WORK INSTRUCTIONS: Exactly reproduce the lines that run from the one containing "Emit a web page" through the one containing "return xValues.map((x, i)", ends included, with no pictures.

EXERCISE MATERIAL:
——
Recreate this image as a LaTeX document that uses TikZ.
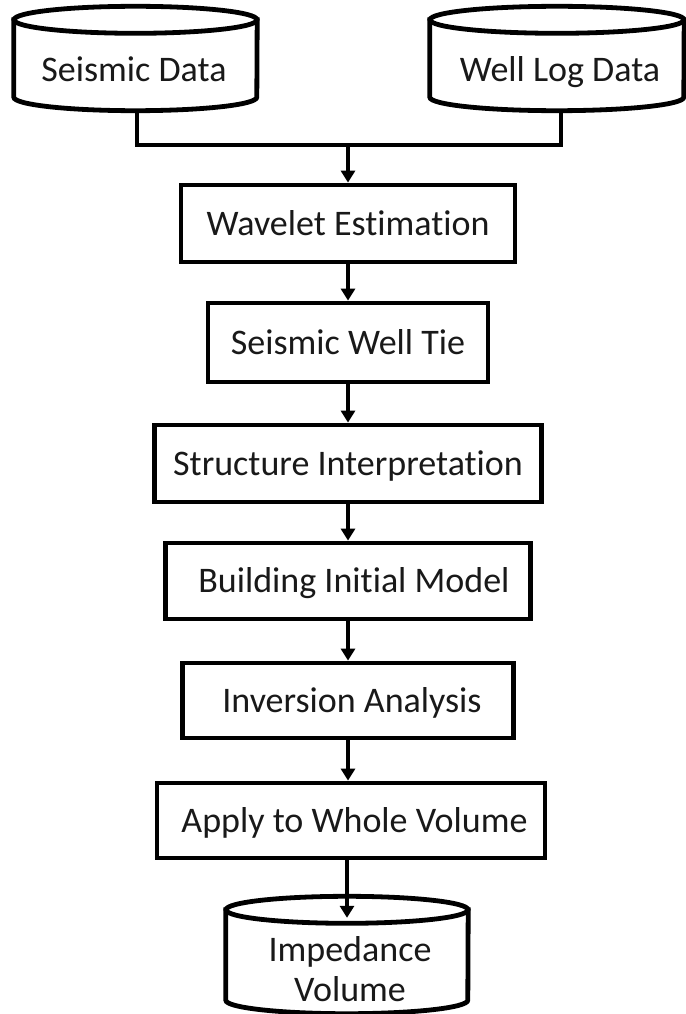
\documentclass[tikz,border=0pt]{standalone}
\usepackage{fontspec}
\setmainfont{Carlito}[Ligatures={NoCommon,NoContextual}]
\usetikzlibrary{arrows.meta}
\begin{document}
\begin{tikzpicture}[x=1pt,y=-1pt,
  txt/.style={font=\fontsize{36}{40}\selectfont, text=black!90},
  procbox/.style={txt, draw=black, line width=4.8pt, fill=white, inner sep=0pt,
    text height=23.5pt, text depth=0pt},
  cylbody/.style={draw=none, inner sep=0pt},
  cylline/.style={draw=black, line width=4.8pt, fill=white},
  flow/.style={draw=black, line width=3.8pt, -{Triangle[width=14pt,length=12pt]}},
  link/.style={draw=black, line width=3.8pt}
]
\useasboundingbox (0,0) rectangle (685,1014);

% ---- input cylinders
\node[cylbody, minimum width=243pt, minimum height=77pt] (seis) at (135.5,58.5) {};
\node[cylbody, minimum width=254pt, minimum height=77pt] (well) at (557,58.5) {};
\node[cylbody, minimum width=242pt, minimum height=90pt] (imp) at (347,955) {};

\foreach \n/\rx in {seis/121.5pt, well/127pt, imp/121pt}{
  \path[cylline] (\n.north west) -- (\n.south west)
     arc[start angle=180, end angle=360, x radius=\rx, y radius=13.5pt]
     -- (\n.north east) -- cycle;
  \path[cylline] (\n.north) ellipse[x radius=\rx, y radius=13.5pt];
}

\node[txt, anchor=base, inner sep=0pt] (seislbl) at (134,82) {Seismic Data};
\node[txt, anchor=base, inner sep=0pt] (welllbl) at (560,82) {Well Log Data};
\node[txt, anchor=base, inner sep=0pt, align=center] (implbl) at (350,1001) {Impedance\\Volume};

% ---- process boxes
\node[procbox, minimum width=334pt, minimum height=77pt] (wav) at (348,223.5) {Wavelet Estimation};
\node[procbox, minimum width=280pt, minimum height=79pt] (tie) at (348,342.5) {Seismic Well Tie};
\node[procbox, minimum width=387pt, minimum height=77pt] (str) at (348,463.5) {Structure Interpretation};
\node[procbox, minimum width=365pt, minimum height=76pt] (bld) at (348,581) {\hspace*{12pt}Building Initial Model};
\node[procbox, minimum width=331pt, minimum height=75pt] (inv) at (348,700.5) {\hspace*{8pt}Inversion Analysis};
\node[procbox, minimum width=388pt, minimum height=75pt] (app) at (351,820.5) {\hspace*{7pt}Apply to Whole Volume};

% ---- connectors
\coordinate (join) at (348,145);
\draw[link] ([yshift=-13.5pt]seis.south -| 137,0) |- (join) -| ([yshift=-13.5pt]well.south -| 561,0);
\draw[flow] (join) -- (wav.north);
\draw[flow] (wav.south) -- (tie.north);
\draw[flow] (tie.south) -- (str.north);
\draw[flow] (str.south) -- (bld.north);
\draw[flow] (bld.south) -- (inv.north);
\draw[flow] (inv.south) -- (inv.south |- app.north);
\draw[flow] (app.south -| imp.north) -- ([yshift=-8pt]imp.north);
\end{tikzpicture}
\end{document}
——
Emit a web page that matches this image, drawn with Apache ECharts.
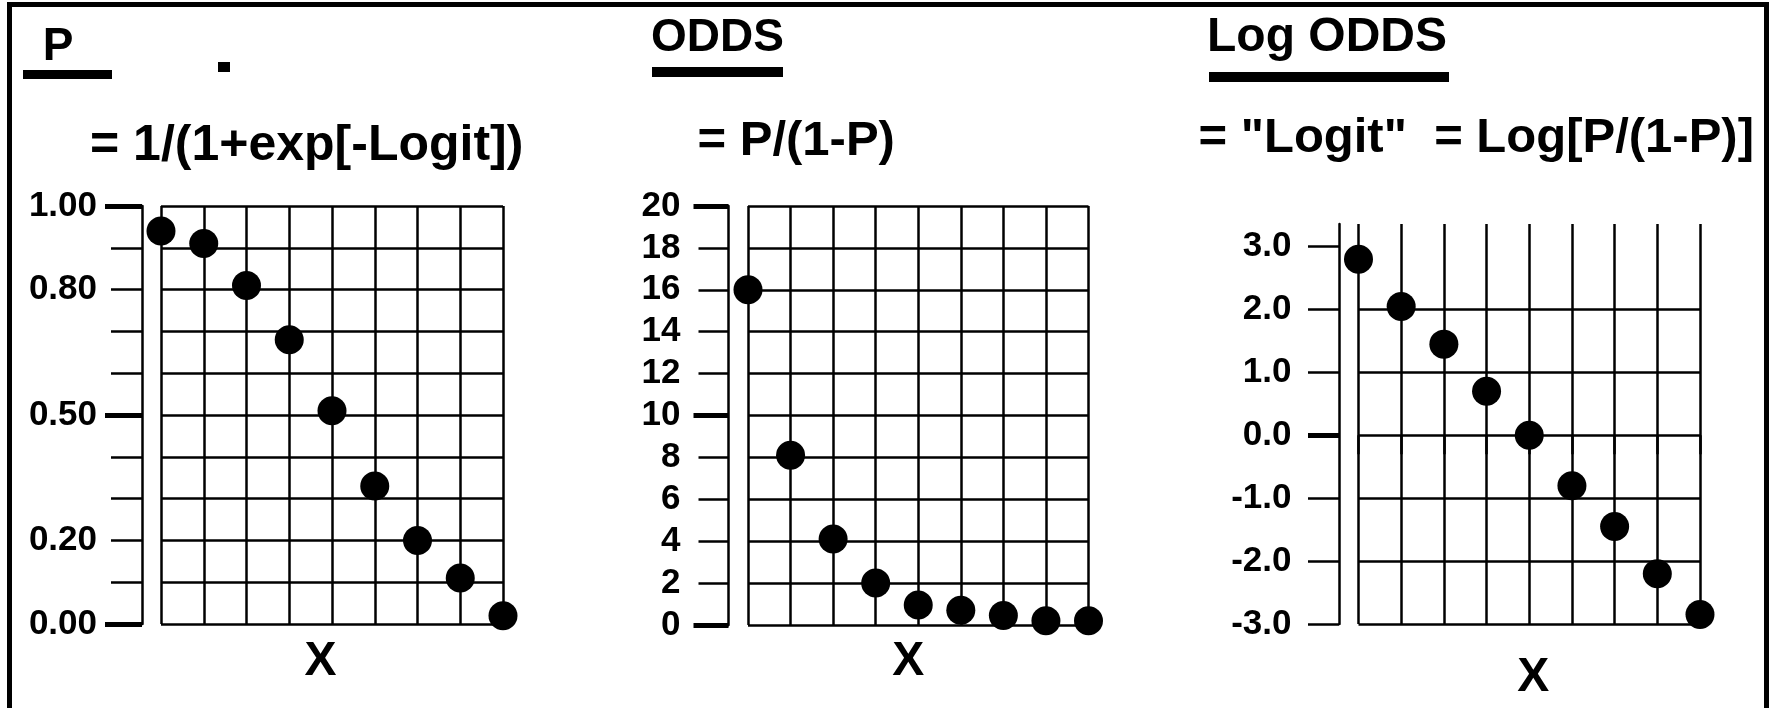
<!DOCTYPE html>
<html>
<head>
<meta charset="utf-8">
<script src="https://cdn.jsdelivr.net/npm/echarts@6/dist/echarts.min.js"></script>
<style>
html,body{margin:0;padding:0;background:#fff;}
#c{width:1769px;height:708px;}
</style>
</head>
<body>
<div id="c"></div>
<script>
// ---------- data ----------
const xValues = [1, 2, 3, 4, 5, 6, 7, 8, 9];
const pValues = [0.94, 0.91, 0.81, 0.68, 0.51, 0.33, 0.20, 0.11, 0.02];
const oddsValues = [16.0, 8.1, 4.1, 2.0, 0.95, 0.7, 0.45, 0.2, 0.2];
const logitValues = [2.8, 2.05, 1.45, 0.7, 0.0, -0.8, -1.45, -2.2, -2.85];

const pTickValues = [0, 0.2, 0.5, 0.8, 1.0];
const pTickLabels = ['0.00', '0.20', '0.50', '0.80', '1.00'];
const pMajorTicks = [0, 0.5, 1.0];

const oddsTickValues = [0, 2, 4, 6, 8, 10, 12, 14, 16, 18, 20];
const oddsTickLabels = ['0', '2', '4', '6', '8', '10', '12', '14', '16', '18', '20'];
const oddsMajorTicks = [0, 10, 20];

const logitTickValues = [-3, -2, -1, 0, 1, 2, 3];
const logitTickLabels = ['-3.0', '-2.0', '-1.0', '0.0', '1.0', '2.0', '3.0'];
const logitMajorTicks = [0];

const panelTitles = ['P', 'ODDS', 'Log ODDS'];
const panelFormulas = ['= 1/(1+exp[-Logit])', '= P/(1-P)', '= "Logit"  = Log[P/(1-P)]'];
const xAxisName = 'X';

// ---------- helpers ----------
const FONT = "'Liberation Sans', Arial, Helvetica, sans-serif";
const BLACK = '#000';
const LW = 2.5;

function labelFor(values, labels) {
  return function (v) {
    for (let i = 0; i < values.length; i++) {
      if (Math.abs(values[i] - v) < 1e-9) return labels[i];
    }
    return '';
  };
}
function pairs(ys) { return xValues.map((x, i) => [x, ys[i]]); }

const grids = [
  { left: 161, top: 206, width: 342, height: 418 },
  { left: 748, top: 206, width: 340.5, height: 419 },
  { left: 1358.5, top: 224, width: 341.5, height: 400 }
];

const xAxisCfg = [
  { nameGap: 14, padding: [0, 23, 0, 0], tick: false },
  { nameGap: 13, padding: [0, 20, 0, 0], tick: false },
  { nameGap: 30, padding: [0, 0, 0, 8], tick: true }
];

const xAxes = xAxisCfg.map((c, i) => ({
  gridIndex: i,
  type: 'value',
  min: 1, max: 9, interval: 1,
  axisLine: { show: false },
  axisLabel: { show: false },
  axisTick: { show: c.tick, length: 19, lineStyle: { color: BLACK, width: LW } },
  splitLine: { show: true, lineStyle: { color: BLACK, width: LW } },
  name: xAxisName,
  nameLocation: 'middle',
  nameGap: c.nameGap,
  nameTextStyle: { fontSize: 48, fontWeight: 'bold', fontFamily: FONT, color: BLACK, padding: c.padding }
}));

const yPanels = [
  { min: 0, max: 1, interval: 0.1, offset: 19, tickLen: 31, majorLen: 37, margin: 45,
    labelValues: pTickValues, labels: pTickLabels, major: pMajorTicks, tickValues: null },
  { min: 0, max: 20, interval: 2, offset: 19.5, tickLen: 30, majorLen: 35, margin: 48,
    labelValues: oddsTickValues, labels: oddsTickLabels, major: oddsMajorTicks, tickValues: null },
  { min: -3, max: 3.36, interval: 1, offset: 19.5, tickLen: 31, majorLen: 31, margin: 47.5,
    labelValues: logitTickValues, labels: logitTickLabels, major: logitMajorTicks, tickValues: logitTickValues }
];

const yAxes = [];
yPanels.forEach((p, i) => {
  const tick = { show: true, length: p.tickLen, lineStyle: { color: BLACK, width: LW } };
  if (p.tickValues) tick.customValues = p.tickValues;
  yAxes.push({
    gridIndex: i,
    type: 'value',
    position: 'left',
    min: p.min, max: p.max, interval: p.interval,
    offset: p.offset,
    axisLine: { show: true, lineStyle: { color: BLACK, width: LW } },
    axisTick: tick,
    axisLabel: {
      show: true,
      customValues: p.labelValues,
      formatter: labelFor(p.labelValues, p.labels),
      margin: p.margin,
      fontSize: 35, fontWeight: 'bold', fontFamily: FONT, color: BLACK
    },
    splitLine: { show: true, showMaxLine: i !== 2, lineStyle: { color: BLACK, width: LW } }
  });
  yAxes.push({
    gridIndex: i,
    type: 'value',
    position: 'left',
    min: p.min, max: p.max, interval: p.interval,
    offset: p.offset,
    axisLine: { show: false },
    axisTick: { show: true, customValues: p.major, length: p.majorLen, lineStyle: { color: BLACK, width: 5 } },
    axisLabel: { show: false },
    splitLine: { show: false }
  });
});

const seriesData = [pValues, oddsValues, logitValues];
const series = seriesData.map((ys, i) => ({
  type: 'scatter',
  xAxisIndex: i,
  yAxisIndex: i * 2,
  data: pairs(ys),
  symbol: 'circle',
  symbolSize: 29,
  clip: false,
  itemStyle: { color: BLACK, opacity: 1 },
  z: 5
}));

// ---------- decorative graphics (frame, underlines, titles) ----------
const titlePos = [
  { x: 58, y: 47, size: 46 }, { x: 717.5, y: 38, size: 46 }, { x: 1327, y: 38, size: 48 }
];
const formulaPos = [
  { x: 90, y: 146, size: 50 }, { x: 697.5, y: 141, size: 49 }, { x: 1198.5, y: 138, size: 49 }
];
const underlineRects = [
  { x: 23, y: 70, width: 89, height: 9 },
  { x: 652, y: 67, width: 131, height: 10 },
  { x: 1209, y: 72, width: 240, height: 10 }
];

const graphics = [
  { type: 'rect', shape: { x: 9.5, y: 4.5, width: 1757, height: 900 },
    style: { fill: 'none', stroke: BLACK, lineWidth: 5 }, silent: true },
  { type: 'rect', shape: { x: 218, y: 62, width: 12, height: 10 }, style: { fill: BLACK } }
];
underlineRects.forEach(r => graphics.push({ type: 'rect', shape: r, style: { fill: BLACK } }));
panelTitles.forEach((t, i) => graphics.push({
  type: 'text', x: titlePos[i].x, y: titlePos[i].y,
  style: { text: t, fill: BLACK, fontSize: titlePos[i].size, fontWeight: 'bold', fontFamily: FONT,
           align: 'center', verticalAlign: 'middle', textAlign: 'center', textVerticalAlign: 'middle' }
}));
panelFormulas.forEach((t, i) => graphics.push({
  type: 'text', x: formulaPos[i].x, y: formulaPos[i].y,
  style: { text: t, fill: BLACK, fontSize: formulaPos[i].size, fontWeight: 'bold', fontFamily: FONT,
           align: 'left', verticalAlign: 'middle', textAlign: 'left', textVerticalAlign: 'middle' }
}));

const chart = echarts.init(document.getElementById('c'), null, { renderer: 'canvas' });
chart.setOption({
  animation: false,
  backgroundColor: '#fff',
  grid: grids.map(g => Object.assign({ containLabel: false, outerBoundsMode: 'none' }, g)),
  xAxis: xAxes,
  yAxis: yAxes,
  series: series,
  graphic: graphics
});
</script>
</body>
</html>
——
EXPECTED ANSWER:
Emit a web page that matches this image, drawn with Apache ECharts.
<!DOCTYPE html>
<html>
<head>
<meta charset="utf-8">
<script src="https://cdn.jsdelivr.net/npm/echarts@6/dist/echarts.min.js"></script>
<style>
html,body{margin:0;padding:0;background:#fff;}
#c{width:1769px;height:708px;}
</style>
</head>
<body>
<div id="c"></div>
<script>
// ---------- data ----------
const xValues = [1, 2, 3, 4, 5, 6, 7, 8, 9];
const pValues = [0.94, 0.91, 0.81, 0.68, 0.51, 0.33, 0.20, 0.11, 0.02];
const oddsValues = [16.0, 8.1, 4.1, 2.0, 0.95, 0.7, 0.45, 0.2, 0.2];
const logitValues = [2.8, 2.05, 1.45, 0.7, 0.0, -0.8, -1.45, -2.2, -2.85];

const pTickValues = [0, 0.2, 0.5, 0.8, 1.0];
const pTickLabels = ['0.00', '0.20', '0.50', '0.80', '1.00'];
const pMajorTicks = [0, 0.5, 1.0];

const oddsTickValues = [0, 2, 4, 6, 8, 10, 12, 14, 16, 18, 20];
const oddsTickLabels = ['0', '2', '4', '6', '8', '10', '12', '14', '16', '18', '20'];
const oddsMajorTicks = [0, 10, 20];

const logitTickValues = [-3, -2, -1, 0, 1, 2, 3];
const logitTickLabels = ['-3.0', '-2.0', '-1.0', '0.0', '1.0', '2.0', '3.0'];
const logitMajorTicks = [0];

const panelTitles = ['P', 'ODDS', 'Log ODDS'];
const panelFormulas = ['= 1/(1+exp[-Logit])', '= P/(1-P)', '= "Logit"  = Log[P/(1-P)]'];
const xAxisName = 'X';

// ---------- helpers ----------
const FONT = "'Liberation Sans', Arial, Helvetica, sans-serif";
const BLACK = '#000';
const LW = 2.5;

function labelFor(values, labels) {
  return function (v) {
    for (let i = 0; i < values.length; i++) {
      if (Math.abs(values[i] - v) < 1e-9) return labels[i];
    }
    return '';
  };
}
function pairs(ys) { return xValues.map((x, i) => [x, ys[i]]); }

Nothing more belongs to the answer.